Cette histoire m’a récemment intriguée lorsque j’ai réalisé que huit habitants de l’Etat de l’Utah avaient passé la première étape de sélection; et l’un d’entre eux, Ken Sullivan, est encore parmi les 705 noms actuellement retenus. Sur une échelle mondiale, cette proportion paraît relativement haute (des 705 personnes restantes, 313 candidats viennent des Amériques, 187 d’Europe, 136 d’Asie, 41 du continent africain et 28 d’Océanie).

La conquête de nouveaux territoires est ancrée dans la culture locale

Dans l’Ouest américain, l’histoire des pionniers et de la conquête des territoires lointains est profondément ancrée dans la culture locale, en particulier dans l’Utah où le récit des pionniers se mêle à celui des mormons.

Pioneer Day se célèbre le 24 juillet dans l’Utah; cette fête unique commémore l’arrivée en 1847 des premiers pionniers mormons dans la vallée de Salt Lake et représente la fête la plus populaire chez les habitants de l’État. L’un des éléments majeurs de cette célébration a pour but de rappeler la fondation de l’État mormon par les membres de l’église qui échappèrent aux persécutions subies dans les Etats de l’Union.

Le récit de la conquête est ainsi teinté de bénédiction divine et de chants de victoire; rien ne mentionne évidemment la présence des divers groupes qui vivaient dans cette région avant l’arrivée des colons. Les Utes, Shoshones et les Navajos, les trois principales tribus concernées par l’arrivée des mormons dans la vallée, ne voient évidemment pas les choses de la même façon. Leur histoire, elle, a été effacée et oubliée; elle ne fait en rien partie des festivités du 24 juillet!

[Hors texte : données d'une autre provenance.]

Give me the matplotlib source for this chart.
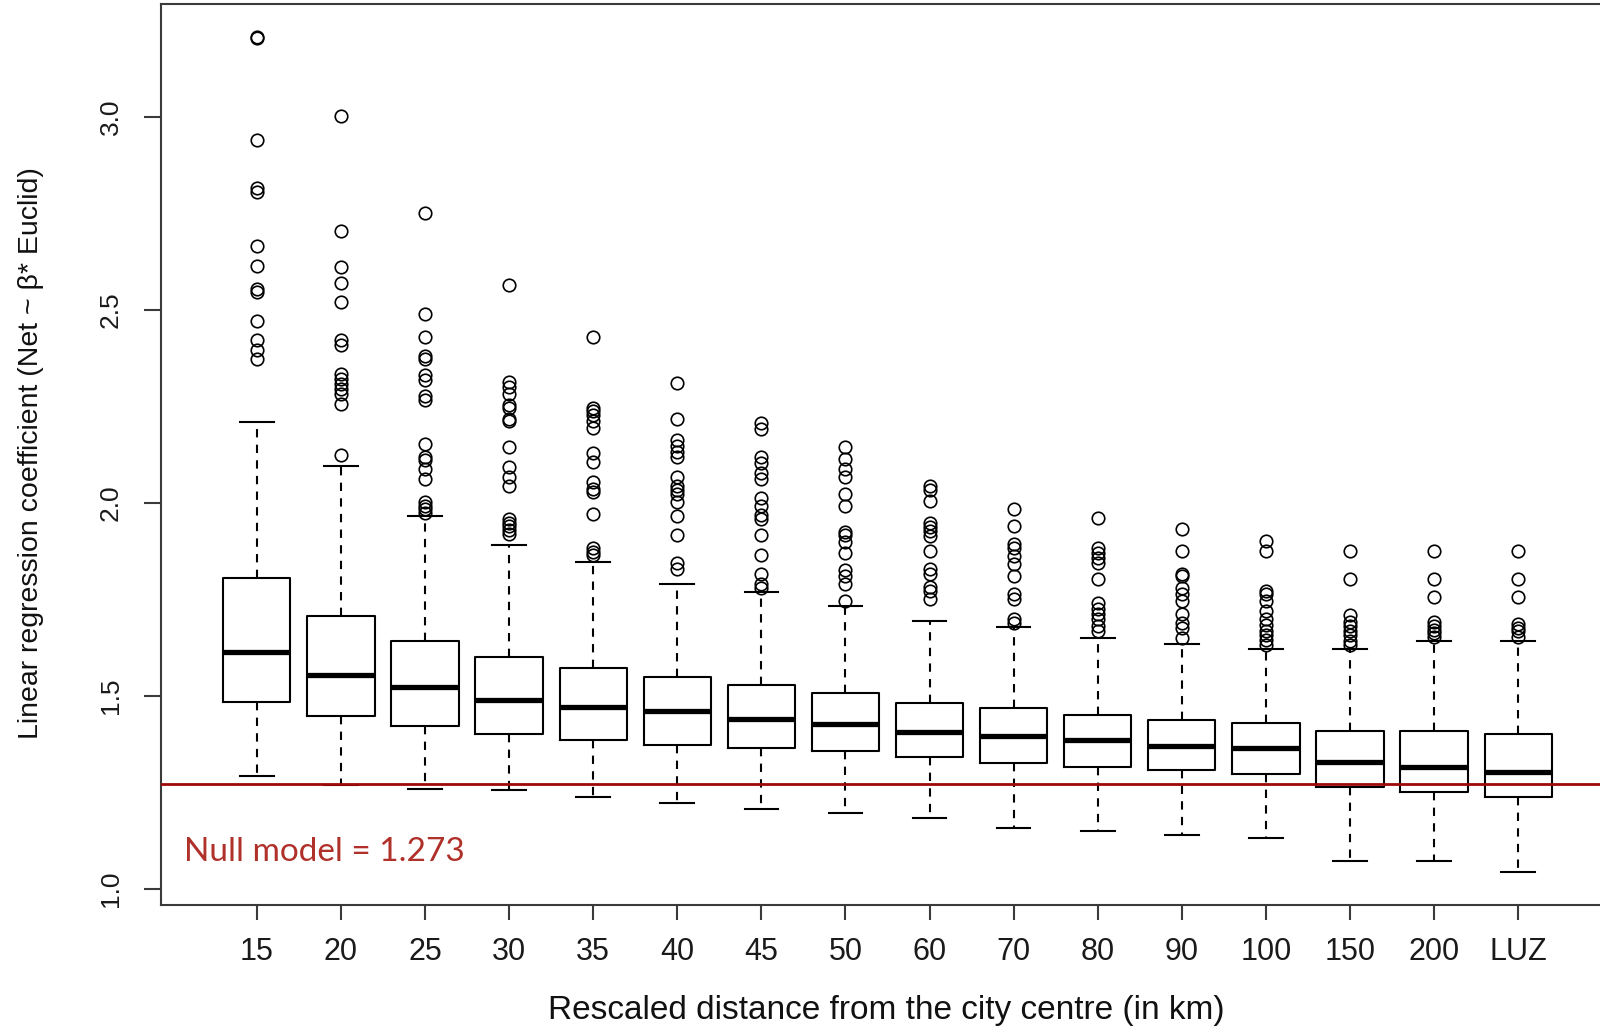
import matplotlib
matplotlib.use("Agg")
import matplotlib.pyplot as plt

# distance bands and box statistics
labels = ['15', '20', '25', '30', '35', '40', '45', '50', '60', '70', '80', '90', '100', '150', '200', 'LUZ']
whislo = [1.292, 1.270, 1.260, 1.256, 1.239, 1.223, 1.207, 1.198, 1.183, 1.158, 1.150, 1.141, 1.131, 1.072, 1.072, 1.043]
q1 = [1.484, 1.449, 1.422, 1.402, 1.385, 1.372, 1.365, 1.357, 1.341, 1.326, 1.315, 1.308, 1.297, 1.263, 1.251, 1.238]
med = [1.614, 1.554, 1.524, 1.489, 1.472, 1.460, 1.440, 1.427, 1.406, 1.395, 1.386, 1.371, 1.366, 1.329, 1.316, 1.303]
q3 = [1.805, 1.707, 1.643, 1.601, 1.573, 1.549, 1.528, 1.508, 1.483, 1.468, 1.451, 1.438, 1.431, 1.410, 1.410, 1.402]
whishi = [2.210, 2.095, 1.966, 1.891, 1.846, 1.790, 1.770, 1.732, 1.695, 1.679, 1.650, 1.635, 1.622, 1.622, 1.643, 1.643]

fliers = [
    [3.207, 3.203, 2.940, 2.815, 2.806, 2.666, 2.614, 2.555, 2.546, 2.471, 2.421, 2.395, 2.373],
    [3.001, 2.704, 2.611, 2.570, 2.520, 2.421, 2.408, 2.334, 2.321, 2.308, 2.295, 2.282, 2.256, 2.124],
    [2.752, 2.488, 2.429, 2.380, 2.372, 2.330, 2.318, 2.277, 2.267, 2.152, 2.118, 2.110, 2.088, 2.062,
     2.003, 1.993, 1.983, 1.974],
    [2.564, 2.314, 2.300, 2.282, 2.254, 2.247, 2.217, 2.212, 2.145, 2.093, 2.068, 2.043, 1.959, 1.949,
     1.939, 1.929, 1.919],
    [2.429, 2.247, 2.237, 2.227, 2.212, 2.195, 2.128, 2.105, 2.053, 2.036, 2.028, 1.972, 1.884, 1.874, 1.864],
    [2.311, 2.217, 2.163, 2.148, 2.133, 2.118, 2.068, 2.043, 2.033, 2.023, 2.003, 1.966, 1.916, 1.845, 1.830],
    [2.207, 2.192, 2.118, 2.103, 2.078, 2.063, 2.013, 1.993, 1.969, 1.959, 1.916, 1.864, 1.815, 1.790, 1.780],
    [2.145, 2.113, 2.088, 2.068, 2.023, 1.993, 1.924, 1.918, 1.899, 1.869, 1.825, 1.810, 1.790, 1.745],
    [2.044, 2.033, 2.005, 1.949, 1.938, 1.928, 1.914, 1.875, 1.828, 1.816, 1.782, 1.771, 1.750],
    [1.985, 1.940, 1.893, 1.884, 1.862, 1.841, 1.810, 1.763, 1.750, 1.698, 1.689],
    [1.962, 1.884, 1.871, 1.858, 1.845, 1.803, 1.741, 1.724, 1.711, 1.698, 1.681, 1.668],
    [1.933, 1.875, 1.817, 1.810, 1.780, 1.764, 1.745, 1.711, 1.689, 1.676, 1.650],
    [1.901, 1.875, 1.773, 1.764, 1.745, 1.721, 1.698, 1.683, 1.669, 1.659, 1.646, 1.633],
    [1.875, 1.802, 1.710, 1.691, 1.681, 1.667, 1.657, 1.643, 1.633],
    [1.875, 1.802, 1.757, 1.691, 1.681, 1.671, 1.662, 1.652],
    [1.875, 1.802, 1.757, 1.686, 1.676, 1.667, 1.652],
]

null_model = 1.273
yticks = [1.0, 1.5, 2.0, 2.5, 3.0]

plt.rcParams['font.family'] = ['Liberation Sans', 'DejaVu Sans']

stats = []
for i in range(len(labels)):
    stats.append({'label': labels[i], 'whislo': whislo[i], 'q1': q1[i], 'med': med[i],
                  'q3': q3[i], 'whishi': whishi[i], 'fliers': fliers[i]})

fig = plt.figure(figsize=(16, 10.27), dpi=100)
# axes run past the right edge, as in the cropped original
ax = fig.add_axes([161 / 1600, 1 - 905 / 1027, (1614 - 161) / 1600, (905 - 4) / 1027])

lw = 1.5
ax.bxp(stats, widths=0.8, capwidths=0.4,
       boxprops=dict(color='black', linewidth=lw),
       whiskerprops=dict(color='black', linewidth=lw, linestyle=(0, (4, 3.5))),
       capprops=dict(color='black', linewidth=lw),
       medianprops=dict(color='black', linewidth=3.8, solid_capstyle='butt'),
       flierprops=dict(marker='o', markerfacecolor='none', markeredgecolor='black',
                       markersize=9, markeredgewidth=1.2))

ax.axhline(null_model, color='#9E0A0A', linewidth=2.0, zorder=5)

ax.set_xlim(-0.14, 17.14)
ax.set_ylim(0.9586, 3.292)
ax.set_yticks(yticks)
ax.set_yticklabels(['%.1f' % v for v in yticks], rotation=90, va='center', fontsize=19, color='#1a1a1a')
ax.set_xticklabels(labels, fontsize=22, color='#1a1a1a')

for s in ax.spines.values():
    s.set_color('#3a3a3a')
    s.set_linewidth(1.5)
ax.tick_params(axis='y', length=12, width=1.5, color='#3a3a3a', pad=15.5)
ax.tick_params(axis='x', length=10.5, width=1.5, color='#3a3a3a', pad=12.5)

fig.text(886 / 1600, 1 - 1011 / 1027, 'Rescaled distance from the city centre (in km)',
         ha='center', va='center', fontsize=24, color='#111111')
fig.text(31 / 1600, 1 - 453 / 1027, 'Linear regression coefficient (Net ~ \u03b2* Euclid)',
         ha='center', va='center', rotation=90, fontsize=20.5, color='#111111')

fig.text(184 / 1600, 1 - 861 / 1027, 'Null model = 1.273', family=['Lato', 'DejaVu Sans'],
         ha='left', va='baseline', fontsize=24, color='#B0302A')

fig.savefig('out.png', dpi=100)
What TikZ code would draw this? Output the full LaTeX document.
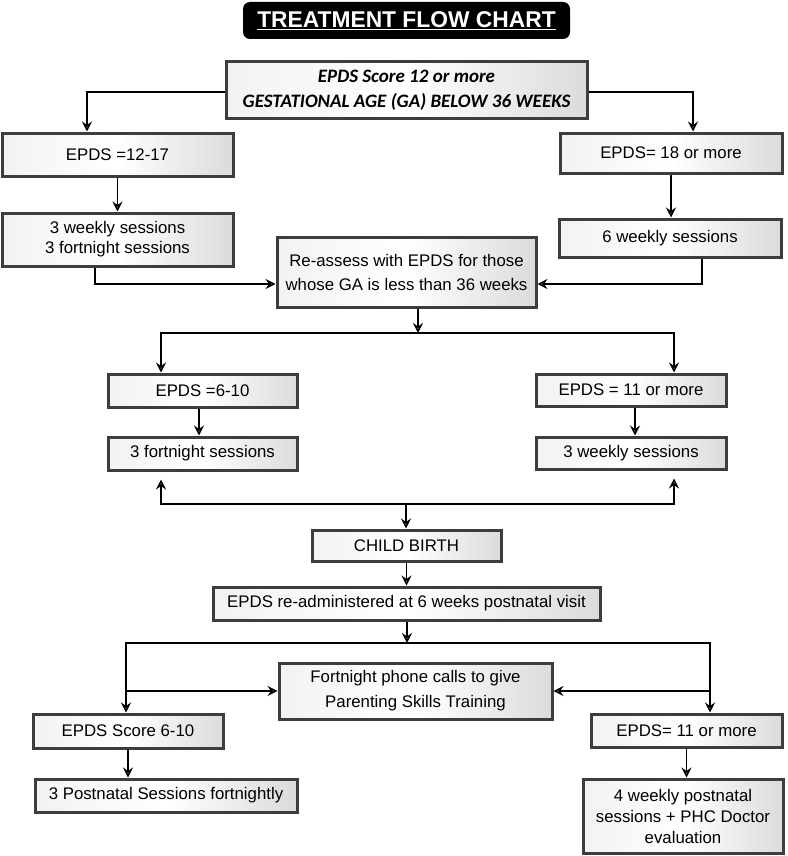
\documentclass[tikz,border=0pt]{standalone}
\usepackage{fontspec}
\setmainfont{Liberation Sans}
\newfontfamily\calibri{Carlito}
\usepackage{tikz}
\usetikzlibrary{arrows.meta, positioning, calc}

\begin{document}
\begin{tikzpicture}[x=1pt, y=1pt,
    box/.style={draw=black!76, line width=3pt, left color=gray!10, right color=gray!28, middle color=white,
        align=center, inner sep=0pt, font=\fontsize{16.8}{20}\selectfont},
    titlebox/.style={fill=black, rounded corners=7pt, text=white, inner sep=0pt,
        font=\fontsize{22.8}{26}\selectfont\bfseries},
    arr/.style={-{Stealth[open, length=10pt, width=10pt, inset=3.5pt]}, line width=1.5pt},
]
\useasboundingbox (0,0) rectangle (787,-856);

% Title
\node[titlebox, minimum width=327, minimum height=37] (title) at (406.5,-20.5) {\underline{TREATMENT FLOW CHART}};

% Antenatal screening
\node[box, minimum width=361, minimum height=57, font=\calibri\fontsize{19}{25}\selectfont\bfseries\itshape] (ga) at (406.5,-90.5)
    {EPDS Score 12 or more\\GESTATIONAL AGE (GA) BELOW 36 WEEKS};

\node[box, minimum width=231, minimum height=43] (modA) at (117.5,-154.5) {EPDS =12-17};
\node[box, minimum width=231, minimum height=53] (sessA) at (117.5,-239.5) {3 weekly sessions\\3 fortnight sessions};
\node[box, minimum width=222, minimum height=40] (sevB) at (671,-153) {EPDS= 18 or more};
\node[box, minimum width=222, minimum height=38] (sessB) at (670,-238) {6 weekly sessions};

\node[box, minimum width=259, minimum height=70, font=\fontsize{16.8}{24}\selectfont] (reassess) at (406.5,-272)
    {Re-assess with EPDS for those\\whose GA is less than 36 weeks};

% Second assessment
\node[box, minimum width=189, minimum height=33] (lowC) at (202.5,-390.5) {EPDS =6-10};
\node[box, minimum width=189, minimum height=33] (fortC) at (202.5,-453.5) {3 fortnight sessions};
\node[box, minimum width=190, minimum height=32] (highD) at (631,-390) {EPDS = 11 or more};
\node[box, minimum width=190, minimum height=32] (weekD) at (631,-453) {3 weekly sessions};

% Postnatal
\node[box, minimum width=189, minimum height=31] (birth) at (406.5,-545.5) {CHILD BIRTH};
\node[box, minimum width=387, minimum height=33] (readmin) at (406.5,-603.5) {EPDS re-administered at 6 weeks postnatal visit};
\node[box, minimum width=273, minimum height=56, font=\fontsize{16.8}{25}\selectfont] (phone) at (415.5,-691)
    {Fortnight phone calls to give\\Parenting Skills Training};
\node[box, minimum width=190, minimum height=34] (lowE) at (128,-731) {EPDS Score 6-10};
\node[box, minimum width=262, minimum height=33] (postE) at (166,-795.5) {3 Postnatal Sessions fortnightly};
\node[box, minimum width=191, minimum height=33] (highF) at (686.5,-730.5) {EPDS= 11 or more};
\node[box, minimum width=200, minimum height=74, font=\fontsize{16.8}{21}\selectfont] (postF) at (683,-816)
    {4 weekly postnatal\\sessions + PHC Doctor\\evaluation};

% Bus points
\coordinate (busR) at (418,-333);
\coordinate (busB) at (406,-504);
\coordinate (busP) at (407,-643);

% Arrows - antenatal
\draw[arr] ([yshift=-1.5]ga.west) -| ([xshift=-30.5]modA.north);
\draw[arr] ([yshift=-1.5]ga.east) -| ([xshift=22]sevB.north);
\draw[arr] (modA) -- (sessA);
\draw[arr] (sevB.south) -- (sevB.south |- sessB.north);
\draw[arr] ([xshift=-22.5]sessA.south) |- ([yshift=-12]reassess.west);
\draw[arr] ([xshift=32]sessB.south) |- ([yshift=-12]reassess.east);

% Arrows - re-assessment
\draw[arr] (reassess.south -| busR) -- (busR);
\draw[arr] (busR) -| ([xshift=-41.5]lowC.north);
\draw[arr] (busR) -| ([xshift=43]highD.north);
\draw[arr] ([xshift=-3.5]lowC.south) -- ([xshift=-3.5]fortC.north);
\draw[arr] ([xshift=4]highD.south) -- ([xshift=4]weekD.north);
\draw[arr] (busB) -| ([xshift=-41.5,yshift=-8]fortC.south);
\draw[arr] (busB) -| ([xshift=43,yshift=-8]weekD.south);
\draw[arr] (busB) -- (busB |- birth.north);

% Arrows - postnatal
\draw[arr] (birth) -- (readmin);
\draw[arr] (readmin.south -| busP) -- (busP);
\draw[arr] (busP) -| ([xshift=-2]lowE.north);
\draw[arr] (busP) -| ([xshift=23.5]highF.north);
\draw[arr] ([xshift=-2]lowE.north |- phone.west) -- (phone.west);
\draw[arr] ([xshift=23.5]highF.north |- phone.east) -- (phone.east);
\draw[arr] (lowE.south) -- (lowE.south |- postE.north);
\draw[arr] (highF.south) -- (highF.south |- postF.north);

\end{tikzpicture}
\end{document}
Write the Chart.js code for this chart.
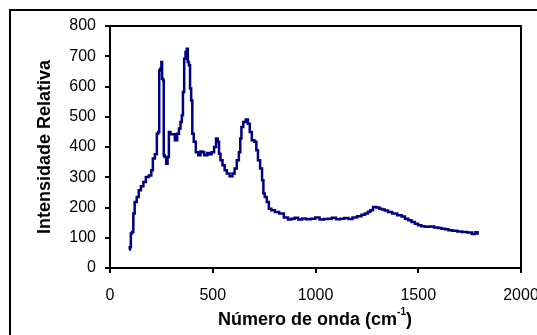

Cet esprit de conquête, et la glorification du pionnier qui l’accompagne se retrouvent dans la plupart des articles de la presse locale concernant la mission Mars One; dans les entretiens accordés par Ken Sullivan, le thème du sacrifice et du courage des pionniers mormons reviennent régulièrement. L’invasion de Mars s’y lit comme le prolongement logique de l’expansion américaine, de la colonisation des terres inconnues et de l’avancée à peine déguisée des valeurs chrétiennes.

Il sera intéressant de savoir qui fera partie des derniers 24 élus; seront-ils tous d’origine européenne ou nord-américaine? Seront-ils tous de tradition judéo-chrétienne? Ou verra-t-on quelque semblant de diversité? Est-ce que les représentants des pays historiquement colonisés se reconnaissent-ils dans ce rêve de conquête?

Reprise du discours classique des colons européens

Une chose paraît sûre cependant, la planète Mars n’est pas encore habitée; à la différence des autres projets de colonisation, celui-ci ne devrait inclure ni génocide, ni conversions forcées, ni annexion territoriale. Cela me rassure, mais jusqu’à un certain point seulement; dans le fond, et cela est inquiétant, la rhétorique de la conquête de Mars reprend sans beaucoup de recul le discours classique des colons européens qui, au nom du Christianisme et de la supériorité de la race blanche, ont conquis tant de territoires.

L’histoire les célèbre aujourd’hui comme pionniers courageux; on peut donc légitimement se demander si elle ne va célébrer nos futurs martiens de la même façon… Si oui, il faudra bien se demander ce que cela cache.